Helden aus Fleisch und Blut

Zu den Aspekten der japanischen Kultur, die aus der Ferne immer besonders verblüffend wirken, gehören die fließenden Grenzen zwischen Real- und Animations-filmen. Letztere lösen im Westen gerne Kommentare aus wie: »Die Geschichte hätte man doch auch als Spielfilm inszenieren können«; während erstere immer wieder Manga, also japanische Comics, als Inspirationsquellen verwenden — und das nicht nur bei Werken, die ohne Spezialeffekte zu realisieren wären. Das Japanische Kulturinstitut widmet sich mit einem Programm den Spielfilmen: Noch bis in den März sind dort Manga-Realfilmadaptionen aller Art zu sehen.

 

Mehrheitlich stammen sie aus diesem Jahrhundert, wobei man viel weiter zurückgehen könnte. Eines der ersten Meisterwerke von Ichikawa Kon, »Pû-san« (1953), basiert auf der gleichnamigen Manga-Serie von Yokoyama Taizô.
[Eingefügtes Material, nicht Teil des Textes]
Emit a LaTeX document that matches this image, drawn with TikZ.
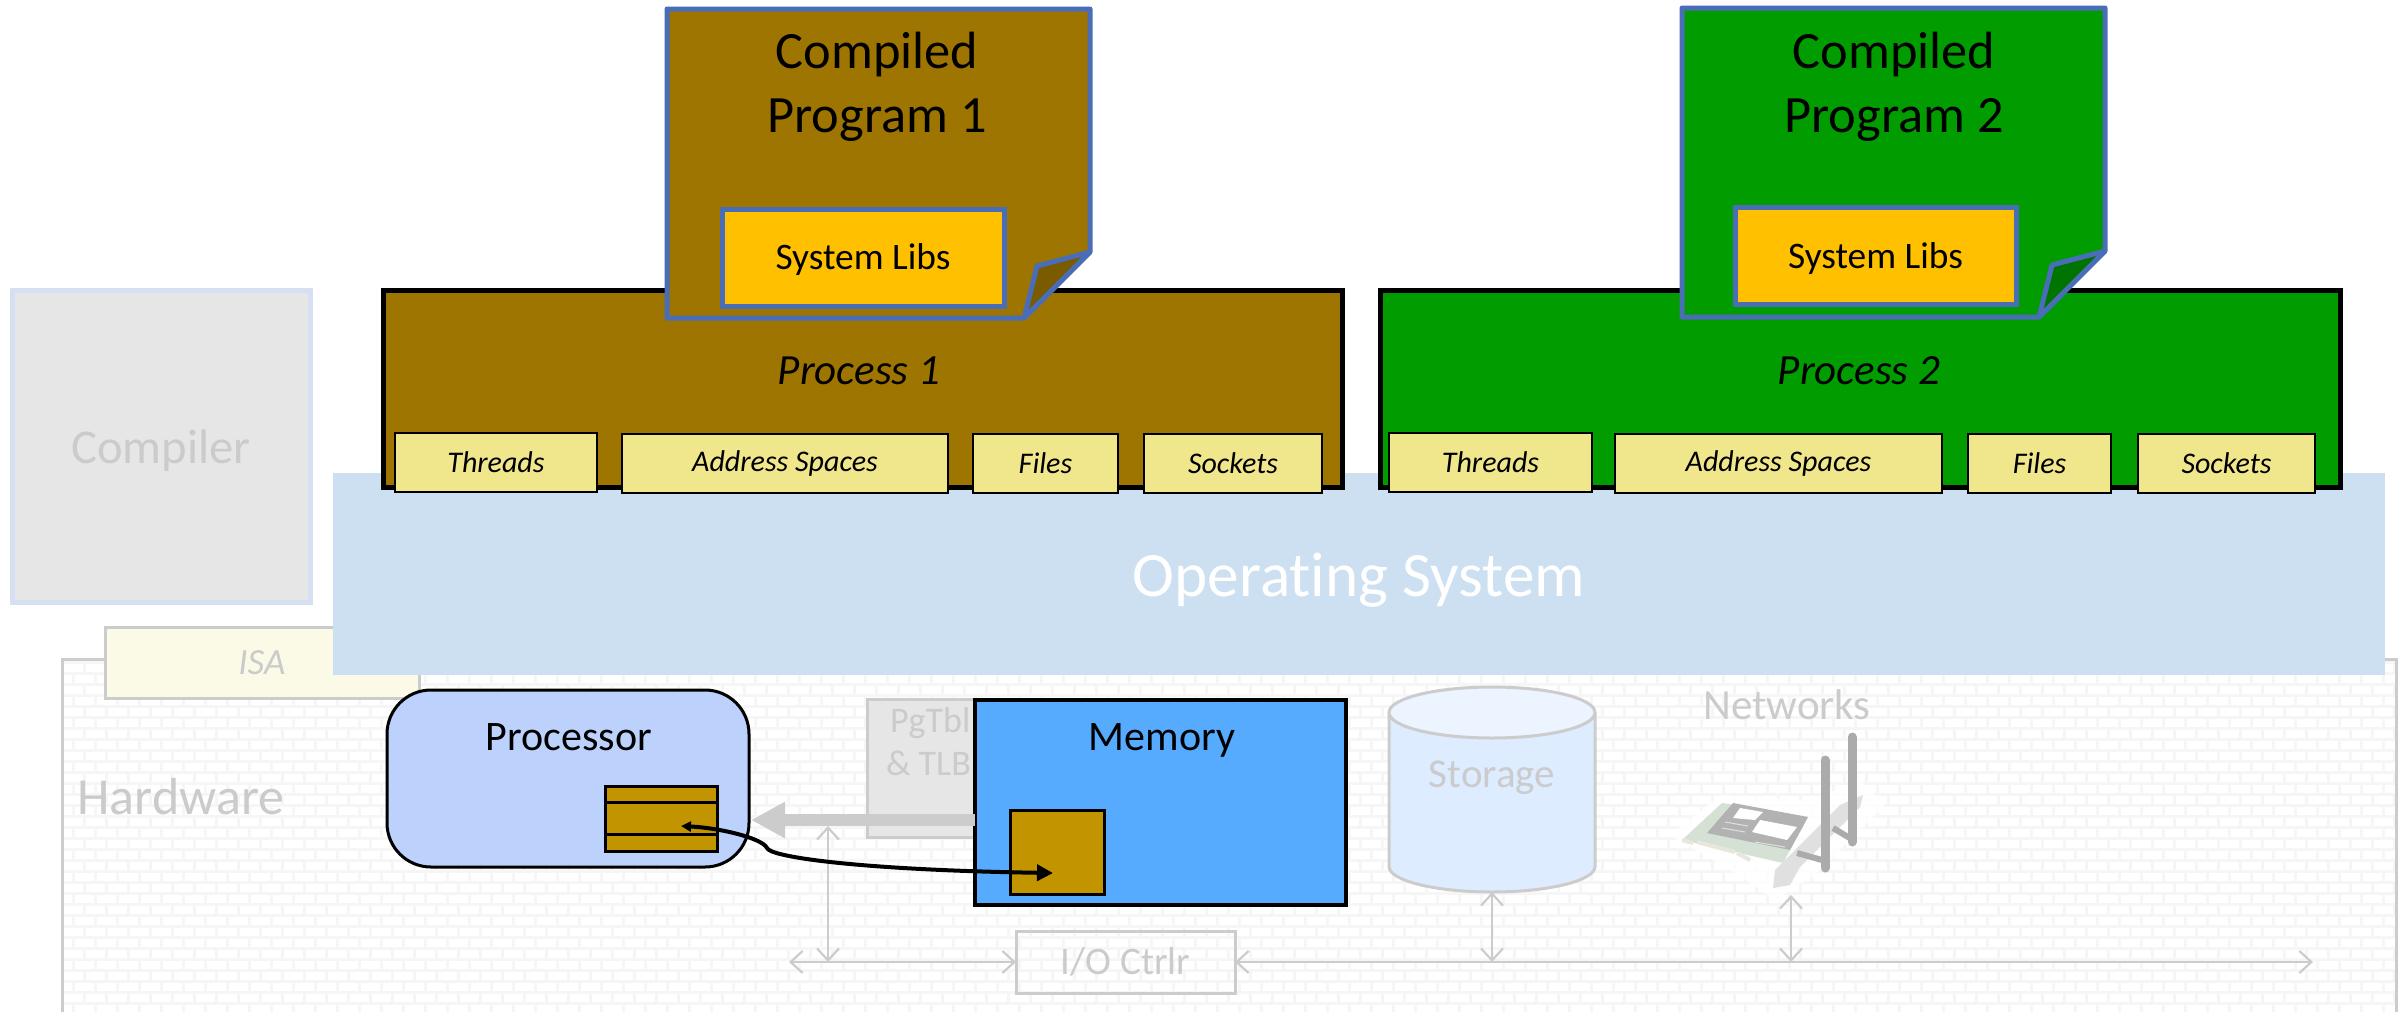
\documentclass[tikz,border=0pt]{standalone}
\usepackage{fontspec}
\setmainfont[Ligatures={NoCommon,TeX}]{Carlito}
\usetikzlibrary{arrows.meta}
\definecolor{gtext}{HTML}{CBCBCB}
\definecolor{gline}{HTML}{CCCCCC}
\definecolor{bline}{HTML}{4A6DB8}
\definecolor{brown}{HTML}{9E7500}
\definecolor{brownd}{HTML}{7A5B00}
\definecolor{grn}{HTML}{009C00}
\definecolor{grnd}{HTML}{007400}
\definecolor{gold}{HTML}{FFC000}
\definecolor{khaki}{HTML}{F0E68C}
\definecolor{ochre}{HTML}{C29400}
\definecolor{osblue}{HTML}{CCE0F2}
\definecolor{brick}{HTML}{F6F6F6}
\definecolor{cpublue}{HTML}{BDD1FD}
\definecolor{memblue}{HTML}{56ABFF}
\definecolor{storbody}{HTML}{DEECFF}
\definecolor{stortop}{HTML}{EBF4FF}
\definecolor{palegrey}{HTML}{E6E6E6}
\definecolor{palebline}{HTML}{D6E0F2}
\definecolor{isafill}{HTML}{FAFAE6}
\newcommand{\fsz}[1]{\fontsize{#1pt}{#1pt}\selectfont}
\newcommand{\bx}[7]{%
  \pgfmathsetmacro\bw{(#4-#2)*0.5}%
  \pgfmathsetmacro\bh{(#5-#3)*0.5}%
  \node[#6,minimum width=\bw pt,minimum height=\bh pt] (#1) at ({(#2+#4)/2},{(#3+#5)/2}) {#7};}
\tikzset{
  every node/.style={inner sep=0pt,outer sep=0pt,align=center},
  lbl/.style={text=gtext},
  thin arrow/.style={draw=gline,line width=1.1pt,{Straight Barb[length=6pt,width=11pt]}-{Straight Barb[length=6pt,width=11pt]}},
  tabbox/.style={draw=black,fill=khaki,line width=1pt,font=\fsz{15}\itshape},
  progline/.style={draw=bline,line width=2.5pt,line join=round},
  libbox/.style={draw=bline,fill=gold,line width=2.5pt},
  liblbl/.style={font=\fsz{18.7}},
  procbox/.style={draw=black,line width=2.5pt},
  ochrebox/.style={draw=black,fill=ochre,line width=1.5pt},
}
\begin{document}
\begin{tikzpicture}[x=0.5pt,y=-0.5pt]
\useasboundingbox (0,0) rectangle (2407,1012);
% hardware brick frame
\begin{scope}
  \clip (62,659) rectangle (2396,1012);
  \foreach \r in {0,...,33}{
    \draw[brick,line width=1.5pt] (62,{659+3+\r*11}) -- (2396,{659+3+\r*11});
  }
  \foreach \c in {0,...,107}{
    \draw[brick,line width=1.5pt,dash pattern=on 5.5pt off 5.5pt] ({62+\c*22},662) -- ({62+\c*22},1012);
    \draw[brick,line width=1.5pt,dash pattern=on 5.5pt off 5.5pt] ({62+11+\c*22},673) -- ({62+11+\c*22},1012);
  }
\end{scope}
\draw[gline,line width=1.5pt] (62,1012) -- (62,659) -- (2396,659) -- (2396,1012);
% compiler, ISA
\bx{compiler}{12}{290}{310}{602}{draw=palebline,fill=palegrey,line width=2.5pt}{}
\node[lbl,font=\fsz{24.3}] (complbl) at (161,451) {Compiler};
\bx{isa}{105}{627}{419}{698}{draw=gline,fill=isafill,line width=1.5pt,text=gtext,font=\fsz{18.5}\itshape}{ISA}
\node[lbl,font=\fsz{26}] (hw) at (181,797) {Hardware};
% PgTbl
\bx{pgtbl}{867}{699}{1060}{837}{draw=gline,fill=palegrey,line width=1.5pt}{}
\node[lbl,font=\fsz{18},align=left,anchor=north west] (pglbl) at (886,707) {\hspace*{2pt}PgTbl\\[3.5pt]\& TLB};
% I/O ctrl
\bx{ioctrl}{1016}{931}{1235}{993}{draw=gline,line width=1.5pt,text=gtext,font=\fsz{19.5}}{I/O Ctrlr}
% storage
\path[fill=storbody,draw=gline,line width=1.5pt] (1389,712.5) -- (1389,866.5) .. controls (1389,880.6) and (1435,892) .. (1492,892) .. controls (1549,892) and (1595,880.6) .. (1595,866.5) -- (1595,712.5);
\path[fill=stortop,draw=gline,line width=1.5pt] (1492,712.5) ellipse [x radius=103,y radius=25.5];
\node[lbl,font=\fsz{20.5}] (storage) at (1492,778) {Storage};
\coordinate (storbot) at (1492,892);
% network card
\node[lbl,font=\fsz{21.5}] (net) at (1787,705) {Networks};
\fill[white,opacity=.8] (1670,835) -- (1720,795) -- (1810,800) -- (1860,780) -- (1885,805) -- (1815,875) -- (1775,900) -- (1730,870) -- cycle;
\fill[black!12] (1840,805) -- (1863,795) -- (1860,807) -- (1800,867) -- (1790,885) -- (1773,888) -- (1775,870) -- cycle;
\fill[green!30!black!17] (1722,803) -- (1808,817) -- (1783,863) -- (1682,840) -- cycle;
\fill[black!30] (1733,803) -- (1808,817) -- (1790,850) -- (1707,833) -- cycle;
\fill[white] (1740,808) -- (1763,812) -- (1755,820) -- (1733,818) -- cycle;
\fill[white] (1760,820) -- (1797,827) -- (1787,840) -- (1752,832) -- cycle;
\draw[black!12,line width=.5pt] (1725,822) -- (1748,826) (1722,828) -- (1745,832) (1755,842) -- (1785,847);
\draw[yellow!30!black!15!white,line width=2pt] (1682,840) -- (1693,843) (1697,842) -- (1735,852) (1737,853) -- (1750,860);
\draw[black!33,line width=3pt] (1797,853) -- (1822,860) (1833,828) -- (1853,840);
\draw[black!33,line width=4.5pt,line cap=round] (1825,760) -- (1825,868) (1852,737) -- (1852,842);
% buses
\coordinate (busL) at (789,962);
\coordinate (busR) at (2313,962);
\coordinate (busA) at (828,962);
\coordinate (cpuB) at (828,826);
\coordinate (busS) at (1492,962);
\coordinate (busN) at (1791,962);
\coordinate (netB) at (1791,895);
\draw[thin arrow] (busL) -- (ioctrl.west);
\draw[thin arrow] (ioctrl.east) -- (busR);
\draw[thin arrow] (cpuB) -- (busA);
\draw[thin arrow] (storbot) -- (busS);
\draw[thin arrow] (netB) -- (busN);
% processor and memory
\bx{proc}{387}{690}{749}{867}{draw=black,fill=cpublue,rounded corners=22pt,line width=1.5pt}{}
\node[font=\fsz{21}] (proclbl) at (569,737) {Processor};
\bx{mem}{975}{700}{1346}{905}{draw=black,fill=memblue,line width=2pt}{}
\node[font=\fsz{21}] (memlbl) at (1162,740) {Memory};
% grey bus arrow
\coordinate (memw) at (975,820);
\coordinate (procE) at (751,820);
\draw[gline,line width=6pt,-{Triangle[length=17pt,width=17pt]}] (memw) -- (procE);
% register and page
\bx{reg}{605}{786}{717}{851}{ochrebox}{}
\draw[black,line width=1.5pt] (reg.west |- 0,802) -- (reg.east |- 0,802) (reg.west |- 0,834) -- (reg.east |- 0,834);
\bx{page}{1010}{810}{1104}{894}{ochrebox}{}
% curve
\coordinate (regpt) at (681,826);
\coordinate (pagept) at (1053,873);
\draw[black,line width=2pt,{Triangle[length=5pt,width=5pt]}-{Triangle[length=8pt,width=8pt]}] (regpt) .. controls (720,828) and (762,838) .. (767,848) .. controls (770,857) and (860,870) .. (pagept);
% OS
\bx{os}{333}{473}{2385}{675}{fill=osblue}{}
\node[text=white,font=\fsz{31.6}] (oslbl) at (1359,580) {Operating System};
% processes
\bx{p1}{383}{290}{1342}{487}{procbox,fill=brown}{}
\bx{p2}{1380}{290}{2340}{487}{procbox,fill=grn}{}
\node[font=\fsz{21.5}\itshape] (p1lbl) at (859,371) {Process 1};
\node[font=\fsz{21.5}\itshape] (p2lbl) at (1859,371) {Process 2};
\bx{t1a}{395}{433}{597}{492}{tabbox}{Threads}
\bx{t1b}{622}{434}{948}{493}{tabbox}{Address Spaces}
\bx{t1c}{973}{434}{1118}{493}{tabbox}{Files}
\bx{t1d}{1144}{434}{1322}{493}{tabbox}{Sockets}
\bx{t2a}{1389}{433}{1592}{492}{tabbox}{Threads}
\bx{t2b}{1615}{434}{1942}{493}{tabbox}{Address Spaces}
\bx{t2c}{1968}{434}{2111}{493}{tabbox}{Files}
\bx{t2d}{2138}{434}{2315}{493}{tabbox}{Sockets}
% compiled program 1
\path[progline,fill=brown] (667,9) -- (1090,9) -- (1090,252) -- (1024,318) -- (667,318) -- cycle;
\path[progline,fill=brownd] (1090,252) -- (1037,266) -- (1024,318) -- cycle;
\node[font=\fsz{26.2},align=center] (c1) at (877,87) {\vphantom{p}Compiled\\[6pt]Program 1};
\bx{lib1}{722}{209}{1004}{306}{libbox}{}
\node[liblbl] (lib1lbl) at (863,259.5) {System Libs};
% compiled program 2
\path[progline,fill=grn] (1682,8) -- (2105,8) -- (2105,251) -- (2039,317) -- (1682,317) -- cycle;
\path[progline,fill=grnd] (2105,251) -- (2052,265) -- (2039,317) -- cycle;
\node[font=\fsz{26.2},align=center] (c2) at (1894,87) {\vphantom{p}Compiled\\[6pt]Program 2};
\bx{lib2}{1735}{207}{2016}{304}{libbox}{}
\node[liblbl] (lib2lbl) at (1875.5,258.5) {System Libs};
\end{tikzpicture}
\end{document}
Ichikawa ist das vielleicht faszinierendste Beispiel für das beschriebene schillernde Ineinander der Bildwelten. Deren grafische Gewaltigkeit und Komplexität hat viel zu tun mit so verschiedenen Ausdrucksformen wie Holzschnitt, Zeichnung und Typografie.

 

Solches Raffinement finden man im Programm des Japanischen Kulturinstitut nicht — aber dennoch viel Schönes. Aus den frühen 90er Jahren etwa zwei Preziosen, die ihre jeweiligen Regisseure schlagartig international berühmt machten: Matsuoka Jôjis Schwimmbadfilm »Bataashi kingyo« erzählt eine Teenie-Romanze mit guter Geduld und gelassen-süffisanter Ironie. Takenaka Naotos »Munô no hito«, eine Adaption von Tsuge Yoshiharus gleichnamigem (sur)realistischen Meisterwerk, zeigt sich der Vorlagenbedeutung auf allen Ebenen gewachsen. Sprung in die 2000er Jahre: Kaneko Shûsuke, einer der unbedingt Entdeckungsbedürftigen des japanischen Gegenwartskinos, gelingt mit »Desu nôto« und » Desu nôto: The Last Name« ein atemberaubender Drahtseilakt zwischen den Formen und Ästhetiken — ein Spielfilm, der sich wie ein animierter Comic mit Menschen anfühlt. Was uns in die Gegenwart bringt, zu »Shingeki no kyojin: Attack on Titan« von 2015. Regie führte Spezialeffektspezialist Higuchi Shinji, dessen künstlerische Leere stets einen Koregisseur nötig macht, den er hier leider nicht hatte.